É certo que a polarização é comum em muitas partes do mundo. Mas é de se lamentar que não exista, por ora, a mínima possibilidade de uma transição de poder com algo de respeito democrático na Argentina

“Macri Ya Fue” é cantada ao final de shows, em “flashmobs” e estádios de futebol, e substituiu outro canto de guerra que se popularizou em 2018, quando a Argentina pediu o empréstimo de US$ 57 bilhões ao FMI (Fundo Monetário Internacional), por muitos considerado uma humilhação.

Este, conhecido como “MMLPQTP”, dizia “Mauricio Macri La Puta Que Te Parió” (creio que dispensa traduções) e foi entoada em espaços inusitados, como no intervalo de um épico show de Nick Cave ou na final da Libertadores entre River Plate e Boca Juniors.

O escracho do presidente ocorre também em outros níveis da convivência social. Na última semana, Macri esteve em Salta, capital de uma das províncias mais pobres do país.

O presidente compareceu, com a primeira-dama, à mais tradicional festa da região, a da Virgem do Milagre. Durante a missa, o arcebispo local, Mario Carganello, disse: “Quando iniciou seu mandato, o sr. disse que lutaria pela pobreza zero. O que Salta pode responder-lhe hoje? Salta lhe responde mostrando seu rosto. E é o rosto da pobreza”. Um silêncio sepulcral tomou conta do recinto.

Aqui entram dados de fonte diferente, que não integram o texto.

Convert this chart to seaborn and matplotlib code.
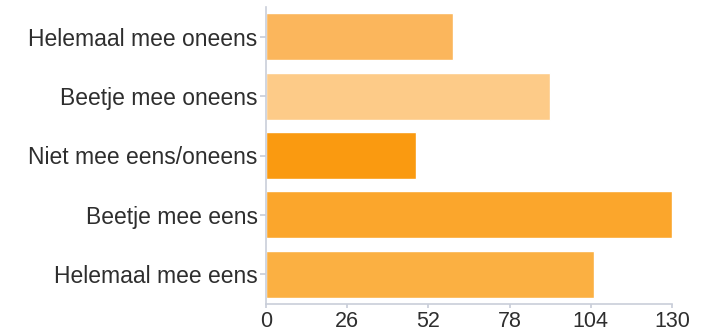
import matplotlib
matplotlib.use("Agg")
import matplotlib.pyplot as plt
import pandas as pd
import seaborn as sns

categories = [
    "Helemaal mee oneens",
    "Beetje mee oneens",
    "Niet mee eens/oneens",
    "Beetje mee eens",
    "Helemaal mee eens",
]
counts = [60, 91, 48, 130, 105]
bar_colors = ["#FBB65C", "#FDCB88", "#FA9A10", "#FBA62C", "#FBB042"]
x_ticks = [0, 26, 52, 78, 104, 130]

AXIS = "#C9CED9"
INK = "#2E2E2E"

sns.set_theme(style="white")
plt.rcParams["font.family"] = ["Liberation Sans", "DejaVu Sans"]

df = pd.DataFrame({"label": categories, "count": counts})

fig = plt.figure(figsize=(7.06, 3.36), dpi=100)
ax = fig.add_axes([266 / 706, 1 - 304 / 336, 406 / 706, 297 / 336])

sns.barplot(
    data=df, x="count", y="label", hue="label",
    palette=dict(zip(categories, bar_colors)),
    legend=False, width=0.79, saturation=1, ax=ax,
)

ax.set_xlim(0, 130)
ax.set_ylim(4.5, -0.5)
ax.set_xticks(x_ticks)
ax.set_xlabel("")
ax.set_ylabel("")

for side in ["top", "right"]:
    ax.spines[side].set_visible(False)
for side in ["left", "bottom"]:
    ax.spines[side].set_color(AXIS)
    ax.spines[side].set_linewidth(1.2)

ax.tick_params(axis="y", length=4, color=AXIS, labelsize=16.5, labelcolor=INK, pad=2, left=True)
ax.tick_params(axis="x", length=3, color=AXIS, labelsize=15.5, labelcolor=INK, pad=2, bottom=True)

fig.savefig("out.png", dpi=100, facecolor="white")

Num país em que igreja e governo andam de mãos dadas, a bronca do arcebispo ao presidente retumbou como uma surra entre instituições na opinião pública.

Não há clima algum de respeito pelo cargo em disputa nem pelo rito de sucessão, que deveria ser algo indiscutível em qualquer democracia.

Nesse ambiente, ajuda pouco que Jair Bolsonaro tenha lançado tantos insultos a Alberto Fernández. E agora, virá à sua provável posse, em 10 de dezembro? Ou fará a molecagem de não aparecer?

Quando Cristina Kirchner deixou o poder, recusou-se, tal qual uma menina mimada, a entregar o mando a Macri, deixando o cargo 12 horas antes.

Parece disputa de adolescentes. O mínimo que Macri pode fazer, caso seu mandato de fato termine, é chefiar uma transição ordenada e estar presente no dia da transmissão do cargo.

Aí, quem sabe, poderemos pelo menos dizer que há alguma esperança de que a democracia amadureça na Argentina.

Erramos: o texto foi alterado

O verbo enxovalhar foi usado incorretamente no lugar de enxotar. O texto foi corrigido.